** begin **
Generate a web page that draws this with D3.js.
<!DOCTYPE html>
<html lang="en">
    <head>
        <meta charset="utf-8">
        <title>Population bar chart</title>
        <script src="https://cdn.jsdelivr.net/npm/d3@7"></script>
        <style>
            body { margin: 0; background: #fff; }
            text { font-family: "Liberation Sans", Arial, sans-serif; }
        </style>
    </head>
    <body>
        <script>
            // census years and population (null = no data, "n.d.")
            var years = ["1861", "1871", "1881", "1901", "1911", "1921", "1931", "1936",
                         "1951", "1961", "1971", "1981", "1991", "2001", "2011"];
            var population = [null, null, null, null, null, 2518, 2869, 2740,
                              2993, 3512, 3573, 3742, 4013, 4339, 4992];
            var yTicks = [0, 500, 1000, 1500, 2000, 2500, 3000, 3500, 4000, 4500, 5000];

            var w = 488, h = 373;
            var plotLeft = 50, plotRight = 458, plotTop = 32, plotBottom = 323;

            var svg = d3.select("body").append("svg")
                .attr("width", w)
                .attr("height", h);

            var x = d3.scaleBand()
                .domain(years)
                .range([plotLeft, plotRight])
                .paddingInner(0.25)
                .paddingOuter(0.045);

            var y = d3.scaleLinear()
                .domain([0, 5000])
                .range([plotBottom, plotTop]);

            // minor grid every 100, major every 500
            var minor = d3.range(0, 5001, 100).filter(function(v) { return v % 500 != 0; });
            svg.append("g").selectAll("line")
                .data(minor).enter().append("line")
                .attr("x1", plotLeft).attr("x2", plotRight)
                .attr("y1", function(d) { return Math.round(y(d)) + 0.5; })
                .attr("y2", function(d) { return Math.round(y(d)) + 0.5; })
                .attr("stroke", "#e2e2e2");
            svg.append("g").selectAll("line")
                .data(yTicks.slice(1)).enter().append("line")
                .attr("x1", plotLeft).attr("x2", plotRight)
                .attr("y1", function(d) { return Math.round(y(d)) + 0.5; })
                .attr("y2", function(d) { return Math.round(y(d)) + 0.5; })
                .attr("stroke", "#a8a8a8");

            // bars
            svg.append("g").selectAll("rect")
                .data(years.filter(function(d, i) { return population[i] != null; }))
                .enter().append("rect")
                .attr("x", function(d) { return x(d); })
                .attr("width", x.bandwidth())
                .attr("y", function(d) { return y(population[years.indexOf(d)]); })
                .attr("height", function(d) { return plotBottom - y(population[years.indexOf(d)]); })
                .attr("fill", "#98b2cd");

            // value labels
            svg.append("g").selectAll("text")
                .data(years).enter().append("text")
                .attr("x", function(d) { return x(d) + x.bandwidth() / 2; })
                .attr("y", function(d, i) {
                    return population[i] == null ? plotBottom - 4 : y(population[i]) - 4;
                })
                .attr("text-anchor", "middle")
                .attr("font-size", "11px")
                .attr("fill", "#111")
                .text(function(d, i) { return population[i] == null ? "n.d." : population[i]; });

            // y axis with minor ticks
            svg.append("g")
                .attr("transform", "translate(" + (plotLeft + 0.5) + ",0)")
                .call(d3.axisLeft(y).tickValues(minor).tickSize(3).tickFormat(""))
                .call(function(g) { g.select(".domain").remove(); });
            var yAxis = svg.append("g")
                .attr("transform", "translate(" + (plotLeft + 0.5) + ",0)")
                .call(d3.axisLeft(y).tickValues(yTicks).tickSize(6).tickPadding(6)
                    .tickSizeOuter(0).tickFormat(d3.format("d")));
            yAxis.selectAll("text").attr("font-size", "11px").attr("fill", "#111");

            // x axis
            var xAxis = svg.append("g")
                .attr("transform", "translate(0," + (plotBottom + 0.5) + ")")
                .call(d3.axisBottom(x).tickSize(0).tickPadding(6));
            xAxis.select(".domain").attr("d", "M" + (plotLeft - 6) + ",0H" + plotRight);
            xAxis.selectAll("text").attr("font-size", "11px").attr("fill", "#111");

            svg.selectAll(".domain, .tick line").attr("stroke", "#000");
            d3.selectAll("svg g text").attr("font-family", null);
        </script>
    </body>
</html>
** end **
** begin **
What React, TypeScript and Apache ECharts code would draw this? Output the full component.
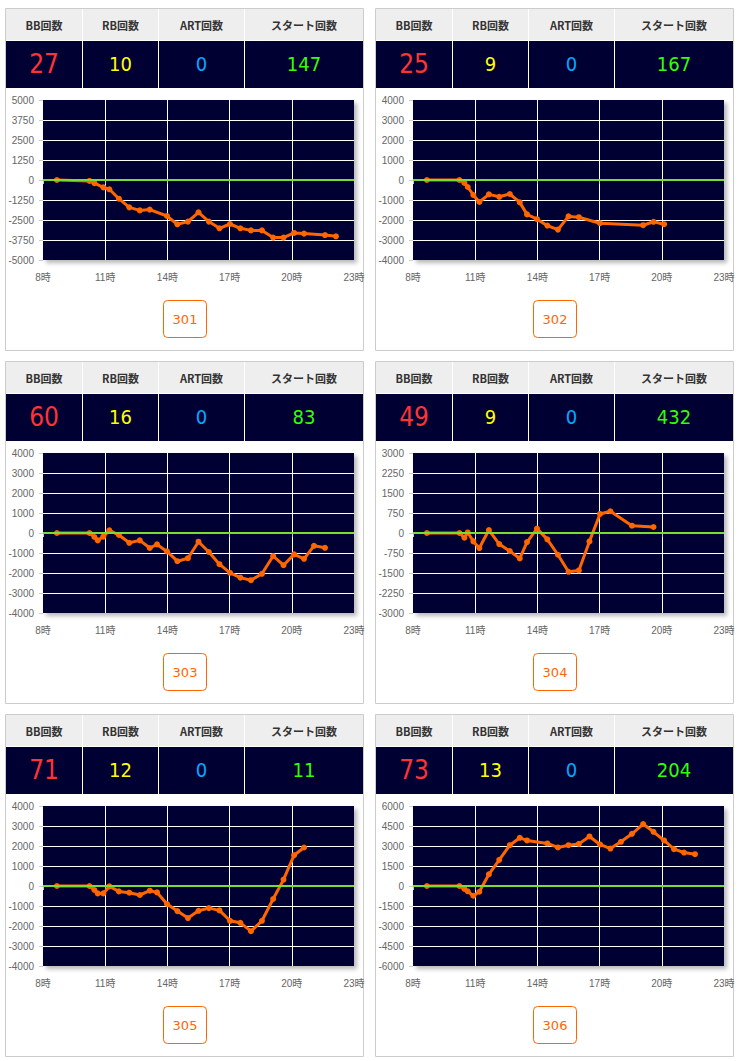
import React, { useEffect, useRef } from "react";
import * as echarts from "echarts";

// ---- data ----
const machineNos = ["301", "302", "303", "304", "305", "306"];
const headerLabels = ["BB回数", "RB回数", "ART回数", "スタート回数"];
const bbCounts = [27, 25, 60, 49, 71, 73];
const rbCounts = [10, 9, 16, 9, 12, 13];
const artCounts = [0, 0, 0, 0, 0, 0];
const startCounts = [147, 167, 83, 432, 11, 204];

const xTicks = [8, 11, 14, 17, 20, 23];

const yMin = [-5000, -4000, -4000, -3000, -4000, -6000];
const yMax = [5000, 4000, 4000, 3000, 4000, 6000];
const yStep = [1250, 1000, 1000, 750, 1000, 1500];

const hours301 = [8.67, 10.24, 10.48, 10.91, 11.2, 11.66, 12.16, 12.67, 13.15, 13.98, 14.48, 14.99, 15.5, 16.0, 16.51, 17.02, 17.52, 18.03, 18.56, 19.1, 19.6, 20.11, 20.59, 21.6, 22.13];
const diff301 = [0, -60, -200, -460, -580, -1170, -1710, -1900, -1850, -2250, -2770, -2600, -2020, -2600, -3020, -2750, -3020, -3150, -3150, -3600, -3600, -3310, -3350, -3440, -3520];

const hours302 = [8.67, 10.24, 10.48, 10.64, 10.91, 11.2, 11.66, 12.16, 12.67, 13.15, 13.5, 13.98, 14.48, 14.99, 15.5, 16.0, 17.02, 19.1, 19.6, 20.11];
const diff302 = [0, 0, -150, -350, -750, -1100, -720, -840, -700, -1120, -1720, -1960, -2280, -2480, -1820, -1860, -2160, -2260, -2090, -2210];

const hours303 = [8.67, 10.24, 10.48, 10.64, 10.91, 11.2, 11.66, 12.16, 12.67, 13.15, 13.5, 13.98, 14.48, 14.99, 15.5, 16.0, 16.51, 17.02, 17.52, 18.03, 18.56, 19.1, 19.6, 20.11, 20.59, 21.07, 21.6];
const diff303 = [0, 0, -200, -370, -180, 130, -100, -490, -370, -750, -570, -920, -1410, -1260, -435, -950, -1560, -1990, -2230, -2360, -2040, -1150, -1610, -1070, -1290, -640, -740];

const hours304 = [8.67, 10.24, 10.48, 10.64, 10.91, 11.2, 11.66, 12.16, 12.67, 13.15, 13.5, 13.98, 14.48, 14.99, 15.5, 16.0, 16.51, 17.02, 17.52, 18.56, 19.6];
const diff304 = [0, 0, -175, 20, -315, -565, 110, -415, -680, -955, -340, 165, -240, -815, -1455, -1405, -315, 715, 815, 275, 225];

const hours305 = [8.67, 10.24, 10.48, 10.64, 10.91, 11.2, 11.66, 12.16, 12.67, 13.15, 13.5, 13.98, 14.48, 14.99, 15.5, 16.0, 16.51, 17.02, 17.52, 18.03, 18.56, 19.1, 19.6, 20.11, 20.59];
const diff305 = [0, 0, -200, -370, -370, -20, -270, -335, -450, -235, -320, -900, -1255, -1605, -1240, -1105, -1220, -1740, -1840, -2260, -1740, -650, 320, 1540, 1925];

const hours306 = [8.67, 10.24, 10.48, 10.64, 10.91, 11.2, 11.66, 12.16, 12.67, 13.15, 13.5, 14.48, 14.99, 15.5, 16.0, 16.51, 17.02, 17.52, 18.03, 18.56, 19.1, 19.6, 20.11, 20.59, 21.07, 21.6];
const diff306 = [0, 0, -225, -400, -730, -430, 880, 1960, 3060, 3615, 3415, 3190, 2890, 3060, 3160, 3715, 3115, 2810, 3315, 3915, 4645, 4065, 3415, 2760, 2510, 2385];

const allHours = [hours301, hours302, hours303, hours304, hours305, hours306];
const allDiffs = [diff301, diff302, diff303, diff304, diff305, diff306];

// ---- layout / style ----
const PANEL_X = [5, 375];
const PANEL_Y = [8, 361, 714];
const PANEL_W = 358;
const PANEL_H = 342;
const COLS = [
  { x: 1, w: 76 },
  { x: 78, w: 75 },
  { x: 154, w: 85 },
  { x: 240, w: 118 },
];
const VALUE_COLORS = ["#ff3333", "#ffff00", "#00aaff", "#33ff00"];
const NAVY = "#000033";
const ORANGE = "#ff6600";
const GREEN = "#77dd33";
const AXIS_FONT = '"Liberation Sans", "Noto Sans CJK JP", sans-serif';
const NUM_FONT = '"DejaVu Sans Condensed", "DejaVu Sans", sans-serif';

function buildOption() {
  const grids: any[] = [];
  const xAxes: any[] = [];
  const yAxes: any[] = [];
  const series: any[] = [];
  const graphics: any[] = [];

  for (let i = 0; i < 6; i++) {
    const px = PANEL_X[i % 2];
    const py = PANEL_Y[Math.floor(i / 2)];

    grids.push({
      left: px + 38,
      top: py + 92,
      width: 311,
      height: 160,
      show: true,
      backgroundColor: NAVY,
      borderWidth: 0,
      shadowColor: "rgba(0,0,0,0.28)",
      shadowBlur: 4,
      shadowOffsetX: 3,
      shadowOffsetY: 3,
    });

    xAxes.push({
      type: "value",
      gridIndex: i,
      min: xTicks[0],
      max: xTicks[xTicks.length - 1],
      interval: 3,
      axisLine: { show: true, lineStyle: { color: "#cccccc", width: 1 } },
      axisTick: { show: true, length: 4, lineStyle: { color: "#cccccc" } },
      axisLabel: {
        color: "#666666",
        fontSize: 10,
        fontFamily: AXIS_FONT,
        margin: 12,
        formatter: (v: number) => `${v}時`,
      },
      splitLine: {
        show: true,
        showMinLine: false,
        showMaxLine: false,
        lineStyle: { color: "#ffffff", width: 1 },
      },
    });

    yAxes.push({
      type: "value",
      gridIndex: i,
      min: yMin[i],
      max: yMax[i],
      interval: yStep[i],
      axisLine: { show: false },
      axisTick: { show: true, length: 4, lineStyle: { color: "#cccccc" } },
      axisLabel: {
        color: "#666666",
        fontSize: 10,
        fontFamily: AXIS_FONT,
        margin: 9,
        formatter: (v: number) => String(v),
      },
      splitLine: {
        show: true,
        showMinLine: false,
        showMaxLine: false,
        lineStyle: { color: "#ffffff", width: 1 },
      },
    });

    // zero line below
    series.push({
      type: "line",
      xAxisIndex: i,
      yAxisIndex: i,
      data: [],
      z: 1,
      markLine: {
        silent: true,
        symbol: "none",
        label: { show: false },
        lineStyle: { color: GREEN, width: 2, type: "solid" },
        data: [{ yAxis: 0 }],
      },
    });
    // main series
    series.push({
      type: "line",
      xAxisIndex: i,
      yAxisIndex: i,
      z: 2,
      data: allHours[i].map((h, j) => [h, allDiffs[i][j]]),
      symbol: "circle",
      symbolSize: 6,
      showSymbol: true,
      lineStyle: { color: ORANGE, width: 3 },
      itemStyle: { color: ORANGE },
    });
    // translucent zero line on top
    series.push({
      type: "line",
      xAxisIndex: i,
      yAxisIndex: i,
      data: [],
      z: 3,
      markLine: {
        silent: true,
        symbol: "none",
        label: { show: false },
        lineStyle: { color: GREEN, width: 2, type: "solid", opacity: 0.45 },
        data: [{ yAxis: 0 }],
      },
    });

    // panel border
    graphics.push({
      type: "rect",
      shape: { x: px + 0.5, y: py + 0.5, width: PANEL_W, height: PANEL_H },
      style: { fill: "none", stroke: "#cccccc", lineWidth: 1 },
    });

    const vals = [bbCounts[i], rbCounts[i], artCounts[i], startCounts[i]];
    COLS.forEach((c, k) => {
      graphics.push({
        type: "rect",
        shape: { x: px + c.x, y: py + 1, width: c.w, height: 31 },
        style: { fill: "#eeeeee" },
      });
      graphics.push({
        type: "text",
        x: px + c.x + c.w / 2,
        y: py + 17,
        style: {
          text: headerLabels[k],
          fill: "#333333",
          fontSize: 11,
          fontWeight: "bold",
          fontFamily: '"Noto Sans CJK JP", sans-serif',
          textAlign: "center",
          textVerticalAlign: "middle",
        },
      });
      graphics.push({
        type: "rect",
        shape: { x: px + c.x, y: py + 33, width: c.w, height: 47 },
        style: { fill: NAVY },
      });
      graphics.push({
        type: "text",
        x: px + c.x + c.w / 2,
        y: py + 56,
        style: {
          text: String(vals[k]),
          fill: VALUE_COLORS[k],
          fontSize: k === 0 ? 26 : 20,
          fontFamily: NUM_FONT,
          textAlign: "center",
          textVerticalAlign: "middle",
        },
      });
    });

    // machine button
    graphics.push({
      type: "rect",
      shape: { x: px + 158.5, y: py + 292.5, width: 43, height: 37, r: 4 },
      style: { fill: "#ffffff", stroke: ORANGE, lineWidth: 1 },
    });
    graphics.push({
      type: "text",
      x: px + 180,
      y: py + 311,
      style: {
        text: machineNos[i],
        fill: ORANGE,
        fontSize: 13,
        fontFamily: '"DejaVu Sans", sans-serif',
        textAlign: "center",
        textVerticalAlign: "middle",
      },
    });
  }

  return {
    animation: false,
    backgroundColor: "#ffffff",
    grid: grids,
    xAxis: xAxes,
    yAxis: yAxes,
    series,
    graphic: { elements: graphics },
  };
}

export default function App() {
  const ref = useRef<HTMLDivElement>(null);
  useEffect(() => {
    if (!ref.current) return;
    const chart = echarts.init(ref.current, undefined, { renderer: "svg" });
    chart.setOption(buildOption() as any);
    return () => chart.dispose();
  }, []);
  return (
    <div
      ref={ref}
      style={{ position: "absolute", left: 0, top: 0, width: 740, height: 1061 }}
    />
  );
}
** end **
What you will do >> Pictures are not part of the copy. Reproduce the lines from the one containing "What React, TypeScript" through the one containing "-2260, -2090, -2210];", exactly and nothing more.

Result >>
What React, TypeScript and Apache ECharts code would draw this? Output the full component.
import React, { useEffect, useRef } from "react";
import * as echarts from "echarts";

// ---- data ----
const machineNos = ["301", "302", "303", "304", "305", "306"];
const headerLabels = ["BB回数", "RB回数", "ART回数", "スタート回数"];
const bbCounts = [27, 25, 60, 49, 71, 73];
const rbCounts = [10, 9, 16, 9, 12, 13];
const artCounts = [0, 0, 0, 0, 0, 0];
const startCounts = [147, 167, 83, 432, 11, 204];

const xTicks = [8, 11, 14, 17, 20, 23];

const yMin = [-5000, -4000, -4000, -3000, -4000, -6000];
const yMax = [5000, 4000, 4000, 3000, 4000, 6000];
const yStep = [1250, 1000, 1000, 750, 1000, 1500];

const hours301 = [8.67, 10.24, 10.48, 10.91, 11.2, 11.66, 12.16, 12.67, 13.15, 13.98, 14.48, 14.99, 15.5, 16.0, 16.51, 17.02, 17.52, 18.03, 18.56, 19.1, 19.6, 20.11, 20.59, 21.6, 22.13];
const diff301 = [0, -60, -200, -460, -580, -1170, -1710, -1900, -1850, -2250, -2770, -2600, -2020, -2600, -3020, -2750, -3020, -3150, -3150, -3600, -3600, -3310, -3350, -3440, -3520];

const hours302 = [8.67, 10.24, 10.48, 10.64, 10.91, 11.2, 11.66, 12.16, 12.67, 13.15, 13.5, 13.98, 14.48, 14.99, 15.5, 16.0, 17.02, 19.1, 19.6, 20.11];
const diff302 = [0, 0, -150, -350, -750, -1100, -720, -840, -700, -1120, -1720, -1960, -2280, -2480, -1820, -1860, -2160, -2260, -2090, -2210];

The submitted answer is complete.